Fenêtres d'utopie

Abstractions et figurations. Retour probable vers la figuration.
Peintures acryliques (60cm x 73cm)

À l’orée du troisième millénaire, je désirais faire la synthèse de mes différentes approches de l’art. Ayant goûté au surréalisme, à l’abstraction et aux recherches contemporaines, je concrétisais celles-ci en une seule.

Cette nouvelle orientation ne se présentait pas comme des terres à défricher mais plutôt comme une pause sous forme d’analyse du chemin que j’avais parcouru en trente-sept années d’activité. À cinquante-six ans, j’éprouvais toujours autant d’ardeur dans mon atelier et d’enthousiasme. Mon inspiration était présente et sans faille.
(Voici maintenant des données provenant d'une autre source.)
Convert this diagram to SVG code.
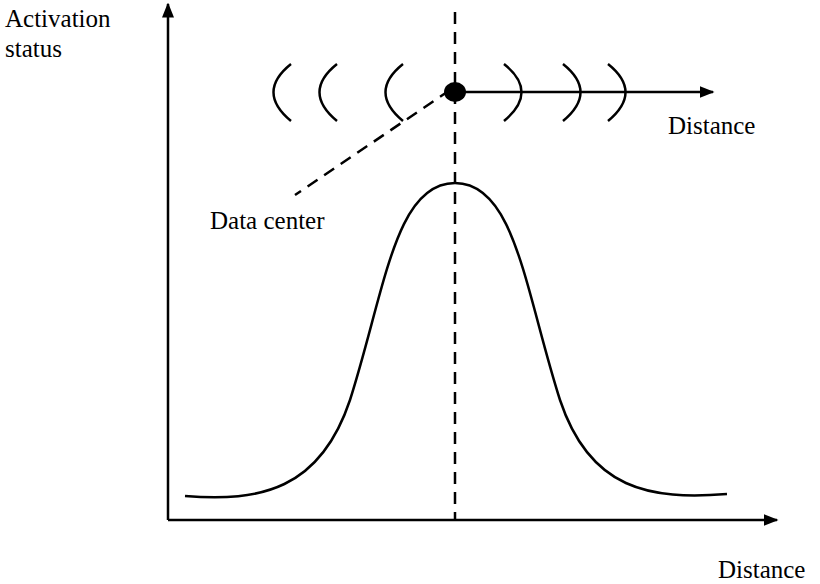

Cependant, cette suspension de mon pinceau me parut souhaitable avant de le tourner vers d’autres explorations. Je pris conscience que l’utilisation de mes rêves dans ma peinture aurait un jour moins d’intérêt et une fin.

En touchant aux « Fenêtres d’utopie », loin de travailler dans la facilité, je découvris la complexité de ce thème et de sa réalisation technique. En effet, la rigueur de la construction s’opposait à l’étrangeté des sujets.

Sur une surface rigide, j’exploitais des volumes en creux, découpés dans le contreplaqué. J’y introduisais des structures en relief ainsi que des fenêtres s’ouvrant et se refermant à volonté sur mes anticipations concrétisées. Le sculpteur en moi ne s’opposait plus au peintre. L’un et l’autre avaient réussi, dans une même communion, à dégager un tableau-sculpture.

Ayant maîtrisé cette dualité, je pouvais revenir à mes vieux démons, à savoir les coulisses des songes. Lors de mes premiers voyages imaginaires, le rêve m’avait servi à situer l’homme face à l’univers et à ses tentatives de décryptage. Sur mes nouvelles toiles, le caractère interrogatif et mystique disparut, laissant place aux aspirations et aux fantasmes de l’individu. Ces derniers s’y développèrent avec le plus de netteté possible. Toutefois, je les élevais au paroxysme en utilisant, dans leur reproduction, tous les créneaux disponibles de liberté, d’audace et d’anarchie.

Peu importait que les facettes de nos secrètes personnalités resurgissent au grand jour dans la lumière du tableau. Déshabillé de son esprit cartésien, le spectateur pouvait traverser le miroir d’une autre existence. Jouant avec la frontière de l’inconscient, mes représentations figuratives devinrent des réalisations irréelles qui aspiraient à une pénétration poétique du quotidien.

À mes voyages oniriques, j’ajoutais des effets tendant à fausser le jugement et à tromper la perception du spectateur (un bâton qu’il croyait brisé dans l’eau), les illusions d’optique (droites parallèles qui lui paraissaient courbes) ainsi que de perspective (son œil percevait deux grandeurs différentes alors qu’elles étaient les mêmes).

De cette période, Roger Curtis en a probablement le mieux cerné les contours : En créant les Fenêtres d’utopie, Gilbert Sabatier ouvre une nouvelle fois d’autres champs inexplorés ; tentatives de pénétration d’un univers hermétique au commun des mortels. Par son retour progressif à la figuration, l’artiste, par le jeu subtil de l’abstraction et de la figuration, pénètre dans les sphères éthérées, ces fluides hypothétiques de toutes nos angoisses, de nos délires, de nos rêves éveillés où la confrontation entre les réalités tactiles et les certitudes anticipées ouvrent des horizons nouveaux comme les étoiles « fenêtres du monde ». Sabatier est peut-être par sa vision de l’univers un créateur qui aura essayé de conjuguer le carré et le cercle (terre et univers) dans une symbiose d’unité.